Internationalism After Mass Politics
Internationalism persists as a rallying cry, but what would it mean to go beyond sloganeering?

Illustration by Margeaux Walter
Born in Egypt to a Jewish family from East London, with a childhood split between Berlin and Vienna, Eric Hobsbawm’s life was defined by internationalism. He joined the communist movement in 1931 at the age of fourteen and experienced firsthand the rise of Nazism, which drove his family to finally settle in England, where he would spend most of his life. With a coming-of-age defined by the furies of interwar nationalism, it was perhaps no surprise that he would become one of its foremost theorists.
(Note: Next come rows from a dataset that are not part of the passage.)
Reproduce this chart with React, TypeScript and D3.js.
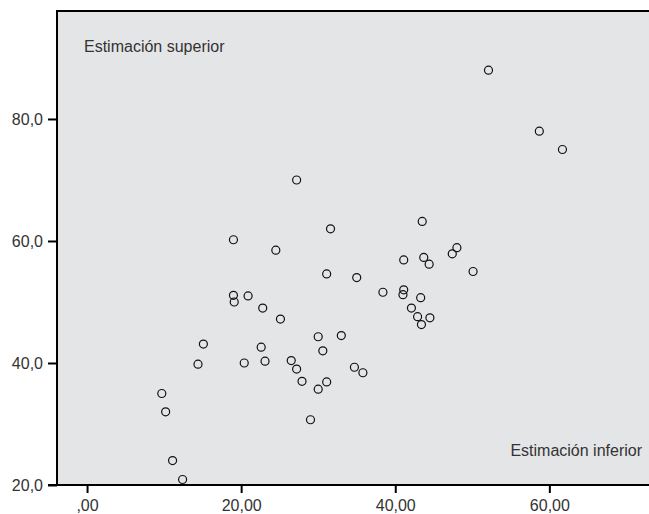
import React, { useEffect, useRef } from "react";
import * as d3 from "d3";

// estimated values (lower estimate, upper estimate)
const inferior = [
  19.0, 24.5, 19.0, 19.1, 20.9, 22.8, 25.1, 15.1, 22.6, 14.4,
  20.4, 23.1, 9.7, 10.2, 11.1, 12.4, 27.2, 31.6, 43.5, 41.1,
  43.7, 44.4, 48.0, 47.4, 50.1, 31.1, 35.0, 38.4, 41.1, 41.0,
  43.3, 42.1, 42.9, 44.5, 43.4, 30.0, 33.0, 30.6, 26.5, 27.2,
  27.9, 30.0, 31.1, 34.7, 35.8, 29.0, 52.1, 58.7, 61.7,
];
const superior = [
  60.2, 58.5, 51.1, 50.0, 51.0, 49.0, 47.2, 43.1, 42.6, 39.8,
  40.0, 40.3, 35.0, 32.0, 24.0, 20.9, 70.0, 62.0, 63.2, 56.9,
  57.3, 56.2, 58.9, 57.9, 55.0, 54.6, 54.0, 51.6, 52.0, 51.2,
  50.7, 49.0, 47.6, 47.4, 46.3, 44.3, 44.5, 42.0, 40.4, 39.0,
  37.0, 35.7, 36.9, 39.3, 38.4, 30.7, 88.0, 78.0, 75.0,
];
const xTicks = [0, 20, 40, 60];
const yTicks = [20, 40, 60, 80];

const App = () => {
  const ref = useRef<SVGSVGElement>(null);

  useEffect(() => {
    const width = 649;
    const height = 514;
    const left = 57;
    const top = 11;
    const bottom = 485;

    const svg = d3.select(ref.current);
    svg.selectAll("*").remove();

    const x = d3.scaleLinear().domain([-3.9, 74]).range([left, left + 77.9 * 7.705]);
    const y = d3.scaleLinear().domain([20, 97.7]).range([bottom, top]);

    const font = "'Liberation Sans', Arial, sans-serif";

    // plot background
    svg.append("rect")
      .attr("x", left)
      .attr("y", top)
      .attr("width", width - left + 10)
      .attr("height", bottom - top)
      .attr("fill", "#e4e5e7");

    // points
    svg.append("g")
      .selectAll("circle")
      .data(inferior.map((d, i) => [d, superior[i]]))
      .join("circle")
      .attr("cx", (d) => x(d[0]))
      .attr("cy", (d) => y(d[1]))
      .attr("r", 4)
      .attr("fill", "none")
      .attr("stroke", "#111")
      .attr("stroke-width", 1.2);

    const fmtX = (v: number) => (v === 0 ? ",00" : d3.format(".2f")(v).replace(".", ","));
    const fmtY = (v: number) => d3.format(".1f")(v).replace(".", ",");

    // axes
    const xAxis = svg.append("g")
      .attr("transform", `translate(0,${bottom})`)
      .call(d3.axisBottom(x).tickValues(xTicks).tickFormat(fmtX as any).tickSize(8).tickPadding(7));
    const yAxis = svg.append("g")
      .attr("transform", `translate(${left},0)`)
      .call(d3.axisLeft(y).tickValues(yTicks).tickFormat(fmtY as any).tickSize(9).tickPadding(5));

    [xAxis, yAxis].forEach((g) => {
      g.select(".domain").remove();
      g.selectAll("line").attr("stroke", "#000").attr("stroke-width", 2);
      g.selectAll("text")
        .attr("font-family", font)
        .attr("font-size", 16)
        .attr("fill", "#333");
    });

    // frame lines
    svg.append("line")
      .attr("x1", left).attr("x2", width + 5)
      .attr("y1", top).attr("y2", top)
      .attr("stroke", "#000").attr("stroke-width", 2);
    svg.append("line")
      .attr("x1", left).attr("x2", left)
      .attr("y1", top - 1).attr("y2", bottom + 1)
      .attr("stroke", "#000").attr("stroke-width", 2);
    svg.append("line")
      .attr("x1", left - 9).attr("x2", width + 5)
      .attr("y1", bottom).attr("y2", bottom)
      .attr("stroke", "#000").attr("stroke-width", 2);

    // labels inside the plot
    svg.append("text")
      .attr("x", 84)
      .attr("y", 52)
      .attr("font-family", font)
      .attr("font-size", 16)
      .attr("fill", "#333")
      .text("Estimación superior");
    svg.append("text")
      .attr("x", 642)
      .attr("y", 456)
      .attr("text-anchor", "end")
      .attr("font-family", font)
      .attr("font-size", 16)
      .attr("fill", "#333")
      .text("Estimación inferior");
  }, []);

  return (
    <svg
      ref={ref}
      width={649}
      height={514}
      style={{ position: "absolute", left: 0, top: 0, background: "#fff" }}
    />
  );
};

export default App;
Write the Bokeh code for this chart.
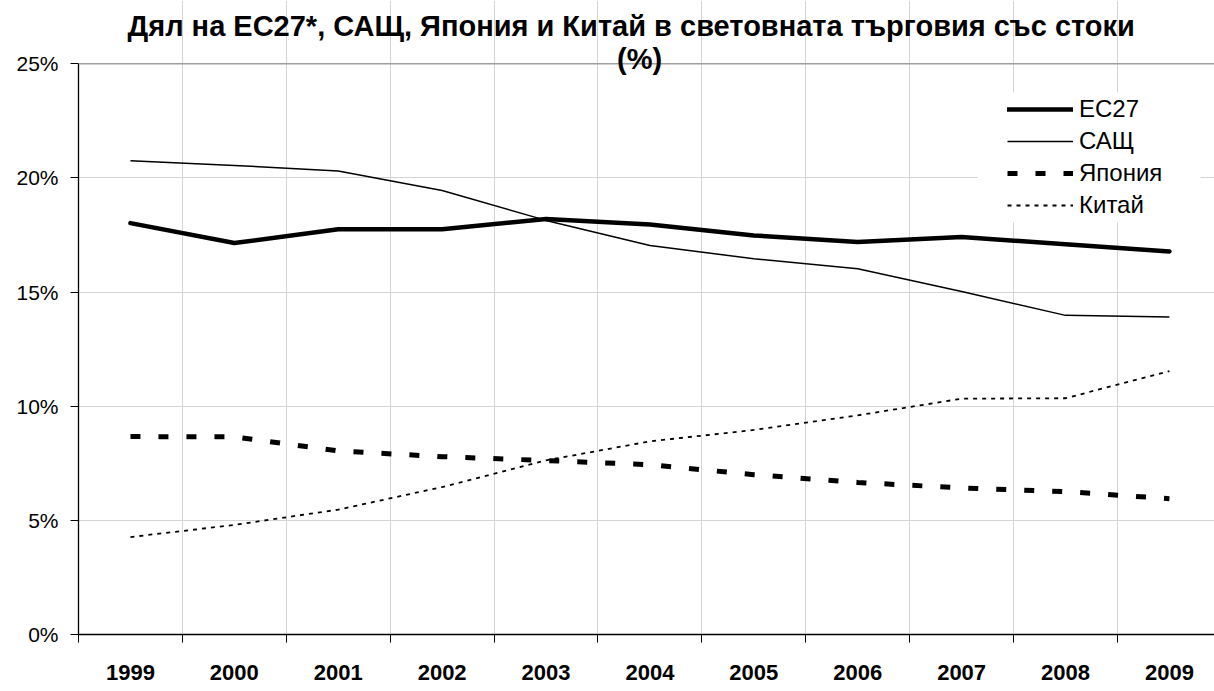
from bokeh.plotting import figure
from bokeh.models import (Range1d, FixedTicker, PrintfTickFormatter, Legend, LegendItem,
                          Label, Span, BoxAnnotation)
from bokeh.embed import file_html
from bokeh.resources import INLINE

years = ["1999", "2000", "2001", "2002", "2003", "2004", "2005", "2006", "2007", "2008", "2009"]
eu27 = [18.02, 17.15, 17.75, 17.75, 18.20, 17.96, 17.48, 17.19, 17.41, 17.10, 16.78]
usa = [20.75, 20.55, 20.30, 19.45, 18.14, 17.04, 16.46, 16.02, 15.03, 13.98, 13.91]
japan = [8.67, 8.66, 8.04, 7.79, 7.62, 7.44, 7.00, 6.66, 6.42, 6.26, 5.95]
china = [4.27, 4.80, 5.47, 6.46, 7.63, 8.46, 8.96, 9.60, 10.33, 10.35, 11.54]
series_names = ["ЕС27", "САЩ", "Япония", "Китай"]
y_ticks = [0, 5, 10, 15, 20, 25]
title_line1 = "Дял на ЕС27*, САЩ, Япония и Китай в световната търговия със стоки"
title_line2 = "(%)"

FONT = "Liberation Sans"
xs = list(range(len(years)))
centers = xs
bounds = [i - 0.5 for i in range(len(years) + 1)]

FRAME_H = 634
Y_TOP = 25 * FRAME_H / 570.7   # frame extends to canvas top; 25% at ~63px

p = figure(frame_width=1136, frame_height=FRAME_H, output_backend="svg", toolbar_location=None,
           x_range=Range1d(-0.5, 10.434), y_range=Range1d(0, Y_TOP),
           min_border_left=78, min_border_top=0, min_border_right=0, min_border_bottom=57)
p.outline_line_color = None
p.background_fill_color = "white"
p.border_fill_color = "white"

# grids
p.xgrid.ticker = FixedTicker(ticks=bounds)
p.ygrid.ticker = FixedTicker(ticks=y_ticks)
p.xgrid.bounds = (0, 25)
p.ygrid.bounds = (-0.5, 10.5)
p.xgrid.grid_line_color = "#d4d4d4"
p.ygrid.grid_line_color = "#d4d4d4"
p.xgrid.grid_line_width = 1
p.ygrid.grid_line_width = 1

# x axis
xa = p.xaxis[0]
xa.ticker = FixedTicker(ticks=centers, minor_ticks=bounds)
xa.major_label_overrides = {i: y for i, y in enumerate(years)}
xa.major_tick_line_color = None
xa.minor_tick_line_color = "black"
xa.minor_tick_out = 8
xa.minor_tick_in = 0
xa.axis_line_color = "black"
xa.axis_line_width = 1.3
xa.major_label_text_font = FONT
xa.major_label_text_font_style = "bold"
xa.major_label_text_font_size = "22px"
xa.major_label_text_color = "black"
xa.major_label_standoff = 22

# y axis
ya = p.yaxis[0]
ya.ticker = FixedTicker(ticks=y_ticks)
ya.bounds = (0, 25)
ya.formatter = PrintfTickFormatter(format="%d%%")
ya.major_tick_out = 8
ya.major_tick_in = 0
ya.minor_tick_line_color = None
ya.axis_line_color = "black"
ya.axis_line_width = 1.3
ya.major_label_text_font = FONT
ya.major_label_text_font_size = "21px"
ya.major_label_text_color = "black"
ya.major_label_standoff = 12

p.add_layout(Span(location=25, dimension="width", line_color="#a0a0a0", line_width=1.5))

# legend background
p.add_layout(BoxAnnotation(left=8.155, right=10.3, top=23.74, bottom=18.05,
                           fill_color="white", fill_alpha=1.0, line_color=None))

r_eu = p.line(xs, eu27, line_color="black", line_width=4.5, line_join="round", line_cap="round")
r_us = p.line(xs, usa, line_color="black", line_width=1.5)
r_jp = p.line(xs, japan, line_color="black", line_width=5, line_dash="10 18")
r_cn = p.line(xs, china, line_color="black", line_width=1.8, line_dash="4 5")

legend = Legend(items=[LegendItem(label=series_names[0], renderers=[r_eu]),
                       LegendItem(label=series_names[1], renderers=[r_us]),
                       LegendItem(label=series_names[2], renderers=[r_jp]),
                       LegendItem(label=series_names[3], renderers=[r_cn])],
                location=(929, 413), glyph_width=66, glyph_height=32, label_height=32,
                label_standoff=6, spacing=0, padding=0, margin=0,
                border_line_color=None, background_fill_alpha=0,
                label_text_font=FONT, label_text_font_size="24px", label_text_color="black")
p.add_layout(legend)

p.add_layout(Label(x=4.82, y=26.64, text=title_line1, text_align="center", text_baseline="alphabetic",
                   text_font=FONT, text_font_style="bold", text_font_size="29px", text_color="black"))
p.add_layout(Label(x=4.9, y=25.2, text=title_line2, text_align="center", text_baseline="alphabetic",
                   text_font=FONT, text_font_style="bold", text_font_size="29px", text_color="black"))

open("out.html", "w").write(file_html(p, INLINE))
For Hobsbawm, the nationalism that emerged with the advent of mass politics and democratization in Europe was, in part, a response to the rise of the working class. Amid the disruptions and uncertainties brought about by capitalist development, nationalism grew as a political project of the middle classes. It was, according to Hobsbawm, a politics premised on the willingness of people to identify themselves emotionally with their “nation” and to be politically mobilized as such.
Nationalism was not an organic, preexisting sentiment swelling up from the masses — it was produced through modernization and its technologies, like the railway and the printing press. The expansion of public education and the increase in literacy made it possible for nationalism’s various invented traditions to spread and gain power. Hobsbawm waspishly observed that historians are to nationalism what poppy growers are to heroin addicts: “We supply the essential raw material for the market.”